The idea stems from quantum teleportation, the recently discovered ability to transmit quantum states without sending any quantum information. If those states could be stored ahead of time, they could act as prefab software: The states would be transmitted to a user and would represent bits that had been run through a particular function or algorithm.

Transmission would occur over a type of "quantum Internet," a phrase coined by researchers at Los Alamos National Laboratory.

The act of using the software would alter the quantum states and thus destroy the software. In part, that's why Microsoft was involved in this area of Chuang's research.

Quantum computing exploits quantum mechanics to do otherwise-impossible computations. In particular, if an atomic nucleus can be put in a state between two stable energy levels, quantum mechanics holds that it will exist at both levels at the same time, essentially being in two places at once. In computing applications, it means a bit can be a 0 and a 1 simultaneously.

This means that a quantum computer could examine multiple possibilities of a problem — it could study both sides of a coin with only one toss, for example. A more telling example lies in databases. Chuang and his colleagues have devised a three-qubit (quantum bit) machine that can search an eight-item database for one "special" item. A standard computer will average just under four tries to find the special item. For the quantum computer, which can test multiple possibilities simultaneously, the average is just under two.

The quantum bits are particular nuclei that exhibit "coherence" — the ability to stay in the simultaneous 0-and-1 state for useful amounts of time.
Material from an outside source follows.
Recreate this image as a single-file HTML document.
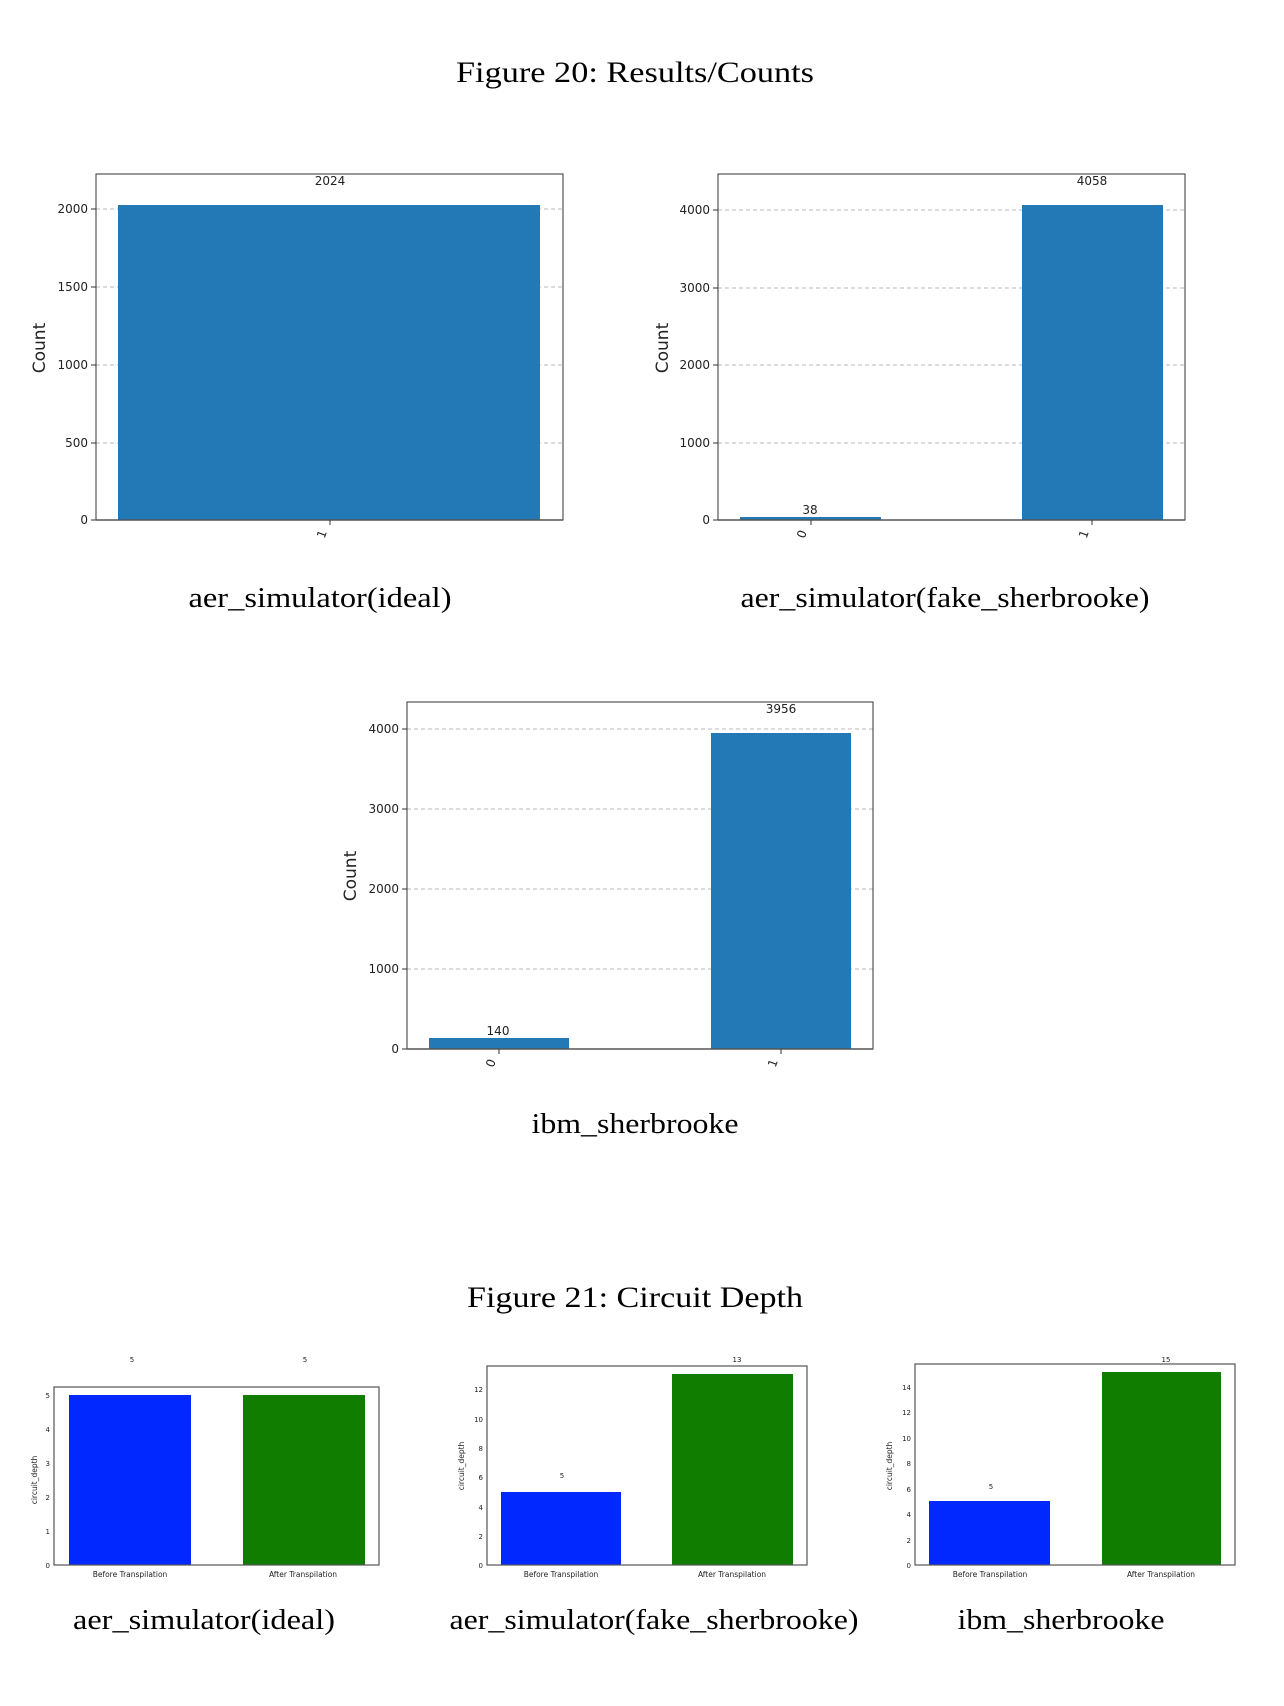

Different atoms will become coherent under different pulses of magnetism, so to perform particular computations, molecules must be found that combine the desired nuclei. "I've learned a lot of chemistry doing this," Chuang said.

Multiple methods for quantum computing are being explored. IBM Almaden is using magnetic spins to record information, controlling nuclear states using electromagnetic pulses at particular frequencies. Using these methods, Chuang and his colleagues have developed the largest quantum-computing systems to date.

Quantum software would act on a principle called "teleportation," demonstrated two years ago. If two particles share an "entangled pair" of photons, they can communicate quantum states without sending any information. Thus, it's conceivable that an entangled pair could be created that would receive a set of quantum bits as if a particular function had been performed on them.

Such "software" could be used only once; per Heisenberg's principle, the act of viewing the quantum states alters them. In addition, the entangled pair of photons is fragile and must be precisely prepared.

Chuang originally researched optical networking but was inspired to investigate quantum computing by a book of essays by the late physicist Richard Feynman, who predicted quantum computing decades ago.